Supposedly though, later on this week the children are going to pull the plug. The reasons for keeping her "alive" this long are for selfish, disgusting, horrible reasons. I won't mention them, but it's pretty messed up. But what do I know...I'm just the soon to be added family member.
That's right: Greg and I are planning on finally getting married. I still haven't told my family. I'm waiting to tell them for two things: Income tax and our venue availability. I don't want hear anyone say "Ohhhh it should be up here" or "Why are you getting married in York?". I'm looking into a few different places but I'm probably going to have my wedding in York. Why? (I'll admit, it's pretty selfish) No one (besides my lovely Jenn and Ben) come down here to visit. Sure, my dad stopped down when Jaden was a week old to drop off some money. And yes, my Mom came to visit when I had my miscarriage. However...all the holidays and visits have been at "home". It's not fair to Greg and I to drive an hour or so to our own wedding. Nope, not going to happen. No one is paying for this "wedding" but him and I. And what we say goes.
And that's for all aspects of the wedding. While I will accept opinions and "this is how you do it" from educated people (read: Jenn), I won't be walked all over from uneducated people (read: my mother). She tried to take control over Boo's delivery. She's not going to control my wedding. Hell, she's one of the reasons why we didn't just go to the JP and elope. ("I've waited 24 years to see you get married, I'll be hurt if I don't get to see your wedding." *blows raspberry*)
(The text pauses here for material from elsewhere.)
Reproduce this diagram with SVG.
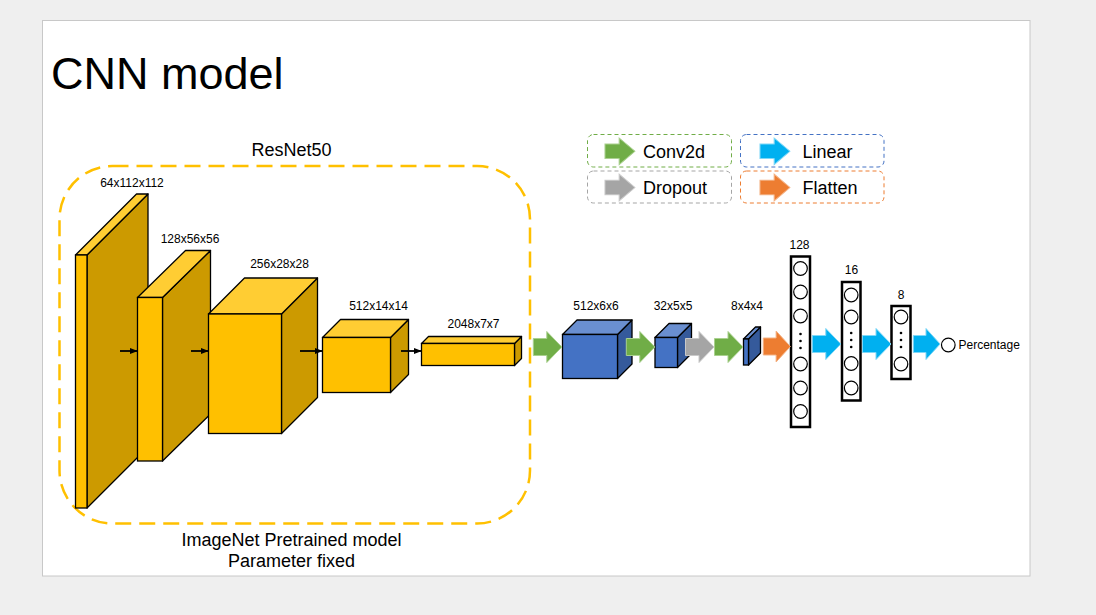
<svg xmlns="http://www.w3.org/2000/svg" width="1096" height="615" viewBox="0 0 1096 615">
<style>
text{font-family:"Liberation Sans",Arial,sans-serif;fill:#000}
.lbl{font-size:12px;text-anchor:middle}
.big{font-size:18px}
.yf{fill:#ffc000;stroke:#000;stroke-width:1.3}
.yt{fill:#ffcd33;stroke:#000;stroke-width:1.3;stroke-linejoin:round}
.ys{fill:#cc9a00;stroke:#000;stroke-width:1.3;stroke-linejoin:round}
.bf{fill:#4472c4;stroke:#000;stroke-width:1.3}
.bt{fill:#6a8fd0;stroke:#000;stroke-width:1.3;stroke-linejoin:round}
.bs{fill:#355a9b;stroke:#000;stroke-width:1.3;stroke-linejoin:round}
.col{fill:#fff;stroke:#000;stroke-width:2.5}
.neu{fill:#fff;stroke:#000;stroke-width:1.2}
.g{fill:#70ad47;stroke:#a9d08e;stroke-width:1}
.gr{fill:#a5a5a5;stroke:#c9c9c9;stroke-width:1}
.o{fill:#ed7d31;stroke:#f4b183;stroke-width:1}
.bl{fill:#00b0f0;stroke:#7fd7f7;stroke-width:1}
.leg{fill:#fff;stroke-width:1;stroke-dasharray:4 3}
.small{stroke:#000;stroke-width:1.8;marker-end:url(#ah)}
</style>
<defs>
<path id="arr" d="M0,-8.5 H13.5 V-15.5 L28.5,0 L13.5,15.5 V8.5 H0 Z"/>
<marker id="ah" viewBox="0 0 10 10" refX="9" refY="5" markerWidth="8" markerHeight="8" orient="auto" markerUnits="userSpaceOnUse">
<path d="M0,1 L10,5 L0,9 Z" fill="#000"/>
</marker>
</defs>
<rect x="0" y="0" width="1096" height="615" fill="#efefef"/>
<rect x="42.5" y="20.5" width="987.5" height="555.5" fill="#fff" stroke="#c8c8c8" stroke-width="1"/>
<text x="51" y="89" font-size="45">CNN model</text>

<g id="resnet-group">
<rect x="59.5" y="166" width="470.5" height="357.5" rx="53" ry="53" fill="none" stroke="#ffc000" stroke-width="2.5" stroke-dasharray="16 8"/>
<text class="big" x="291.5" y="156" text-anchor="middle">ResNet50</text>
<text class="big" x="291.5" y="546" text-anchor="middle">ImageNet Pretrained model</text>
<text class="big" x="291.5" y="567" text-anchor="middle">Parameter fixed</text>
</g>

<g id="block1">
<polygon class="ys" points="87,255 148,194 148,447 87,508"/>
<polygon class="yt" points="75.5,255 87,255 148,194 136.5,194"/>
<rect class="yf" x="75.5" y="255" width="11.5" height="253"/>
<text class="lbl" x="132" y="187">64x112x112</text>
</g>
<g id="block2">
<polygon class="ys" points="162.5,297.5 210.5,250.5 210.5,414 162.5,461"/>
<polygon class="yt" points="137.5,297.5 162.5,297.5 210.5,250.5 185.5,250.5"/>
<rect class="yf" x="137.5" y="297.5" width="25" height="163.5"/>
<text class="lbl" x="190" y="243">128x56x56</text>
</g>
<g id="block3">
<polygon class="ys" points="281.5,314 317.5,278 317.5,397.5 281.5,433.5"/>
<polygon class="yt" points="208.5,314 281.5,314 317.5,278 244.5,278"/>
<rect class="yf" x="208.5" y="314" width="73" height="119.5"/>
<text class="lbl" x="279.5" y="268">256x28x28</text>
</g>
<g id="block4">
<polygon class="ys" points="390.5,337.5 408.5,319.5 408.5,374.5 390.5,392.5"/>
<polygon class="yt" points="322.5,337.5 390.5,337.5 408.5,319.5 340.5,319.5"/>
<rect class="yf" x="322.5" y="337.5" width="68" height="55"/>
<text class="lbl" x="378.5" y="310">512x14x14</text>
</g>
<g id="block5">
<polygon class="ys" points="514.5,343.5 521.5,336.5 521.5,358.5 514.5,365.5"/>
<polygon class="yt" points="421.5,343.5 514.5,343.5 521.5,336.5 428.5,336.5"/>
<rect class="yf" x="421.5" y="343.5" width="93" height="22"/>
<text class="lbl" x="473.5" y="328">2048x7x7</text>
</g>

<g id="blue1">
<polygon class="bs" points="617.5,334.5 632,320 632,364 617.5,378.5"/>
<polygon class="bt" points="562.5,334.5 617.5,334.5 632,320 577,320"/>
<rect class="bf" x="562.5" y="334.5" width="55" height="44"/>
<text class="lbl" x="596" y="310">512x6x6</text>
</g>
<g id="blue2">
<polygon class="bs" points="677.5,337.5 691.5,323.5 691.5,353.5 677.5,367.5"/>
<polygon class="bt" points="655,337.5 677.5,337.5 691.5,323.5 669,323.5"/>
<rect class="bf" x="655" y="337.5" width="22.5" height="30"/>
<text class="lbl" x="673" y="310">32x5x5</text>
</g>
<g id="blue3">
<polygon class="bs" points="748.5,339 760.5,327 760.5,353 748.5,365"/>
<polygon class="bt" points="743.5,339 748.5,339 760.5,327 755.5,327"/>
<rect class="bf" x="743.5" y="339" width="5" height="26"/>
<text class="lbl" x="747" y="310">8x4x4</text>
</g>

<g id="fc128">
<rect class="col" x="791" y="256.5" width="19" height="170.5"/>
<circle class="neu" cx="800.5" cy="268.5" r="6.8"/>
<circle class="neu" cx="800.5" cy="292" r="6.8"/>
<circle class="neu" cx="800.5" cy="316" r="6.8"/>
<circle cx="800.5" cy="334" r="1.3"/>
<circle cx="800.5" cy="341" r="1.3"/>
<circle cx="800.5" cy="348" r="1.3"/>
<circle class="neu" cx="800.5" cy="364" r="6.8"/>
<circle class="neu" cx="800.5" cy="388" r="6.8"/>
<circle class="neu" cx="800.5" cy="411.5" r="6.8"/>
<text class="lbl" x="799.5" y="249">128</text>
</g>
<g id="fc16">
<rect class="col" x="842" y="282" width="18.5" height="118.5"/>
<circle class="neu" cx="851.2" cy="295" r="6.8"/>
<circle class="neu" cx="851.2" cy="317" r="6.8"/>
<circle cx="851.2" cy="333" r="1.3"/>
<circle cx="851.2" cy="340" r="1.3"/>
<circle cx="851.2" cy="347" r="1.3"/>
<circle class="neu" cx="851.2" cy="363.5" r="6.8"/>
<circle class="neu" cx="851.2" cy="388" r="6.8"/>
<text class="lbl" x="851.5" y="274">16</text>
</g>
<g id="fc8">
<rect class="col" x="891.5" y="306" width="19" height="73"/>
<circle class="neu" cx="901" cy="317" r="6.8"/>
<circle cx="901" cy="333" r="1.3"/>
<circle cx="901" cy="340" r="1.3"/>
<circle cx="901" cy="347" r="1.3"/>
<circle class="neu" cx="901" cy="364" r="6.8"/>
<text class="lbl" x="901" y="299">8</text>
</g>
<g id="output">
<circle class="neu" cx="948.3" cy="345" r="6.8"/>
<text x="958.5" y="349" font-size="12">Percentage</text>
</g>

<g id="connectors">
<line class="small" x1="120" y1="351" x2="137" y2="351"/>
<line class="small" x1="191" y1="351" x2="208" y2="351"/>
<line class="small" x1="300" y1="351" x2="322" y2="351"/>
<line class="small" x1="401" y1="351" x2="421" y2="351"/>
<use href="#arr" class="g" transform="translate(533.3,347)"/>
<use href="#arr" class="g" transform="translate(626.3,347)"/>
<use href="#arr" class="gr" transform="translate(685.5,347)"/>
<use href="#arr" class="g" transform="translate(714.5,347)"/>
<use href="#arr" class="o" transform="translate(763.3,346.5) scale(0.95,1)"/>
<use href="#arr" class="bl" transform="translate(812.3,344)"/>
<use href="#arr" class="bl" transform="translate(862.5,344)"/>
<use href="#arr" class="bl" transform="translate(913.3,344) scale(0.94,1)"/>
</g>

<g id="legend">
<rect class="leg" x="587.5" y="134.5" width="144" height="32.5" rx="6" stroke="#70ad47"/>
<use href="#arr" class="g" transform="translate(605,151.3) scale(1.05,0.86)"/>
<text class="big" x="643" y="157.5">Conv2d</text>
<rect class="leg" x="740.5" y="134.5" width="143.5" height="32.5" rx="6" stroke="#4472c4"/>
<use href="#arr" class="bl" transform="translate(760,151.3) scale(1.05,0.86)"/>
<text class="big" x="802.5" y="157.5">Linear</text>
<rect class="leg" x="587.5" y="171" width="144" height="32" rx="6" stroke="#a5a5a5"/>
<use href="#arr" class="gr" transform="translate(605,187.5) scale(1.05,0.86)"/>
<text class="big" x="643" y="194">Dropout</text>
<rect class="leg" x="740.5" y="171" width="143.5" height="32" rx="6" stroke="#ed7d31"/>
<use href="#arr" class="o" transform="translate(760,187.5) scale(1.05,0.86)"/>
<text class="big" x="802.5" y="194">Flatten</text>
</g>
</svg>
My wedding. My rules. My ideas.
Yes, I am a bridezilla. I've made peace with it. But the reasons for my controlling persona is for noble reasons. I'm tired of being told what to do and how to do it. I'm a grown woman and mother. I take care of at least 3 people on a daily baisis. And I look good while doing it. *smug face*
Jaden is stirring. My eyelids are falling. So that means...
Until Next Time:
~MommyToBee
1 comment:
you are NOT a bridezilla, just because you want to make the decisions in your own wedding! And I can't agree more: if no one comes to see you, at least once or twice, they don't have a say in where you get married.
At this point, I think its just a matter of checking all your options. And of course, I'm here to help you with absolutely anything: phone calls, venting sessions, you name it. Love you!